┌──

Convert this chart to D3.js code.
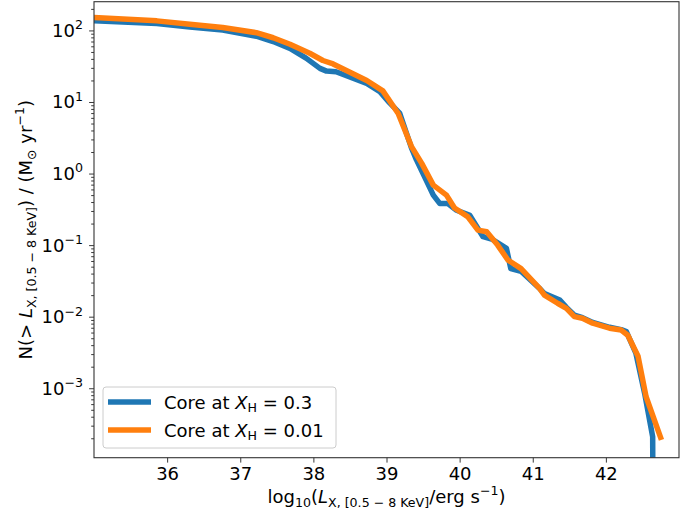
<!DOCTYPE html>
<html>
<head>
<meta charset="utf-8">
<script src="https://cdn.jsdelivr.net/npm/d3@7"></script>
<style>
  body { margin: 0; background: #fff; }
  text { font-family: "DejaVu Sans", sans-serif; fill: #000; }
</style>
</head>
<body>
<div id="chart"></div>
<script>
// luminosity function, core at X_H = 0.3
var coreX03 = [35.0, 35.86, 36.31, 36.76, 37.22, 37.45, 37.68, 37.90, 38.09, 38.18, 38.31, 38.73, 38.91, 39.04, 39.18,
    39.34, 39.41, 39.64, 39.73, 39.84, 39.95, 40.14, 40.32, 40.45, 40.64, 40.70, 40.84, 41.09, 41.16,
    41.37, 41.46, 41.57, 41.68, 41.82, 42.05, 42.21, 42.28, 42.41, 42.53, 42.64, 42.645];
var coreN03 = [136, 125, 112, 101, 83, 70, 56, 41, 29.5, 27, 26.5, 18.2, 13.9, 9.8, 7.0,
    2.3, 1.55, 0.50, 0.38, 0.38, 0.31, 0.26, 0.131, 0.120, 0.090, 0.047, 0.043, 0.025, 0.021,
    0.0171, 0.0135, 0.0105, 0.0097, 0.0083, 0.0071, 0.0066, 0.0062, 0.0031, 0.00085, 0.00021, 0.00001];

// core at X_H = 0.01
var coreX001 = [35.0, 35.86, 36.31, 36.76, 37.22, 37.45, 37.68, 37.95, 38.13, 38.27, 38.73, 38.95, 39.16, 39.34, 39.48,
    39.64, 39.82, 39.93, 40.11, 40.25, 40.37, 40.52, 40.66, 40.84, 41.09, 41.16, 41.34, 41.46, 41.57,
    41.68, 41.82, 42.05, 42.21, 42.30, 42.44, 42.55, 42.76];
var coreN001 = [152, 136, 122, 110, 93, 79, 64, 48, 38, 34, 20, 14.3, 6.9, 2.4, 1.4,
    0.69, 0.50, 0.33, 0.25, 0.162, 0.154, 0.100, 0.062, 0.047, 0.025, 0.020, 0.0154, 0.0131, 0.0100,
    0.0095, 0.0081, 0.0069, 0.0065, 0.0055, 0.0028, 0.00076, 0.00019];

var xTicks = [36, 37, 38, 39, 40, 41, 42];
var yTicks = [2, 1, 0, -1, -2, -3];
var seriesNames = ["0.3", "0.01"];
var colors = ["#1f77b4", "#ff7f0e"];

var W = 692, H = 514;
var margin = {top: 1.7, right: 13, bottom: 56.3, left: 94};
var width = W - margin.left - margin.right;
var height = H - margin.top - margin.bottom;
var fs = 18;

var svg = d3.select("#chart").append("svg")
    .attr("width", W)
    .attr("height", H);

var g = svg.append("g")
    .attr("transform", "translate(" + margin.left + "," + margin.top + ")");

var x = d3.scaleLinear().domain([35.0, 43.0]).range([0, width]);
var y = d3.scaleLog().domain([1.07e-4, 252]).range([height, 0]);

g.append("clipPath").attr("id", "clip")
    .append("rect").attr("width", width).attr("height", height);

// draw text with sub/superscripts: parts = [[text, kind]], kind: "", "it", "sub", "sup"
function rich(sel, parts, size) {
    var cur = 0;
    parts.forEach(function (p) {
        var kind = p[1] || "";
        var target = 0, s = size;
        if (kind === "sub") { target = 0.22 * size; s = 0.7 * size; }
        if (kind === "sup") { target = -0.42 * size; s = 0.7 * size; }
        var t = sel.append("tspan")
            .attr("dy", target - cur)
            .attr("font-size", s)
            .text(p[0]);
        if (kind === "it") t.attr("font-style", "italic");
        cur = target;
    });
}

var line = d3.line()
    .x(function (d) { return x(d[0]); })
    .y(function (d) { return y(d[1]); });

var series = [d3.zip(coreX03, coreN03), d3.zip(coreX001, coreN001)];

g.append("g").attr("clip-path", "url(#clip)")
    .selectAll("path")
    .data(series)
    .enter().append("path")
    .attr("d", line)
    .attr("fill", "none")
    .attr("stroke", function (d, i) { return colors[i]; })
    .attr("stroke-width", 5.5)
    .attr("stroke-linejoin", "round");

// x axis
var xAxis = g.append("g")
    .attr("transform", "translate(0," + height + ")")
    .call(d3.axisBottom(x).tickValues(xTicks).tickSize(4.9).tickPadding(4.4).tickFormat(d3.format("d")));
xAxis.selectAll("text").attr("font-size", fs).attr("font-family", "DejaVu Sans");

// y axis: major ticks with 10^n labels, minor ticks in between
var minor = [];
for (var e = -4; e <= 2; e++) {
    for (var m = 2; m <= 9; m++) {
        var v = m * Math.pow(10, e);
        if (v >= y.domain()[0] && v <= y.domain()[1]) minor.push(v);
    }
}
g.append("g")
    .call(d3.axisLeft(y).tickValues(yTicks.map(function (k) { return Math.pow(10, k); }))
        .tickSize(4.9).tickFormat(""));
g.append("g")
    .call(d3.axisLeft(y).tickValues(minor).tickSize(2.8).tickFormat(""));

yTicks.forEach(function (k) {
    var t = g.append("text")
        .attr("x", -11)
        .attr("y", y(Math.pow(10, k)) + 6.5)
        .attr("text-anchor", "end")
        .attr("font-size", fs);
    rich(t, [["10", ""], [k < 0 ? "\u2212" + (-k) : String(k), "sup"]], fs);
});

g.selectAll(".domain").remove();
g.selectAll(".tick line").attr("stroke", "#222").attr("stroke-width", 0.9);

// frame
g.append("rect")
    .attr("width", width)
    .attr("height", height)
    .attr("fill", "none")
    .attr("stroke", "#333")
    .attr("stroke-width", 1.1);

// axis labels
var xl = svg.append("text")
    .attr("x", margin.left + width / 2)
    .attr("y", 503)
    .attr("text-anchor", "middle")
    .attr("font-size", fs);
rich(xl, [["log", ""], ["10", "sub"], ["(", ""], ["L", "it"], ["X, [0.5 \u2212 8 KeV]", "sub"],
    ["/erg s", ""], ["\u22121", "sup"], [")", ""]], fs);

var yl = svg.append("text")
    .attr("transform", "translate(32," + (margin.top + height / 2) + ") rotate(-90)")
    .attr("text-anchor", "middle")
    .attr("font-size", fs);
rich(yl, [["N(> ", ""], ["L", "it"], ["X, [0.5 \u2212 8 KeV]", "sub"], [") / (M", ""], ["\u2299", "sub"],
    [" yr", ""], ["\u22121", "sup"], [")", ""]], fs);

// legend
var lg = svg.append("g").attr("transform", "translate(103,387)");
lg.append("rect")
    .attr("width", 233)
    .attr("height", 61)
    .attr("rx", 3)
    .attr("fill", "#fff")
    .attr("fill-opacity", 0.8)
    .attr("stroke", "#ccc")
    .attr("stroke-width", 1);
seriesNames.forEach(function (name, i) {
    var yy = 15 + i * 28;
    lg.append("line")
        .attr("x1", 5).attr("x2", 48)
        .attr("y1", yy).attr("y2", yy)
        .attr("stroke", colors[i])
        .attr("stroke-width", 5.5);
    var t = lg.append("text")
        .attr("x", 61)
        .attr("y", yy + 6.5)
        .attr("font-size", fs);
    rich(t, [["Core at ", ""], ["X", "it"], ["H", "sub"], [" = " + name, ""]], fs);
});
</script>
</body>
</html>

└──

§ **WHAT TO PRODUCE**
Your task is to return the lines above, from the first one up to and including the line containing "0.00085, 0.00021, 0.00001];", minus any pictures.

§ **SOLUTION BELOW**
Convert this chart to D3.js code.
<!DOCTYPE html>
<html>
<head>
<meta charset="utf-8">
<script src="https://cdn.jsdelivr.net/npm/d3@7"></script>
<style>
  body { margin: 0; background: #fff; }
  text { font-family: "DejaVu Sans", sans-serif; fill: #000; }
</style>
</head>
<body>
<div id="chart"></div>
<script>
// luminosity function, core at X_H = 0.3
var coreX03 = [35.0, 35.86, 36.31, 36.76, 37.22, 37.45, 37.68, 37.90, 38.09, 38.18, 38.31, 38.73, 38.91, 39.04, 39.18,
    39.34, 39.41, 39.64, 39.73, 39.84, 39.95, 40.14, 40.32, 40.45, 40.64, 40.70, 40.84, 41.09, 41.16,
    41.37, 41.46, 41.57, 41.68, 41.82, 42.05, 42.21, 42.28, 42.41, 42.53, 42.64, 42.645];
var coreN03 = [136, 125, 112, 101, 83, 70, 56, 41, 29.5, 27, 26.5, 18.2, 13.9, 9.8, 7.0,
    2.3, 1.55, 0.50, 0.38, 0.38, 0.31, 0.26, 0.131, 0.120, 0.090, 0.047, 0.043, 0.025, 0.021,
    0.0171, 0.0135, 0.0105, 0.0097, 0.0083, 0.0071, 0.0066, 0.0062, 0.0031, 0.00085, 0.00021, 0.00001];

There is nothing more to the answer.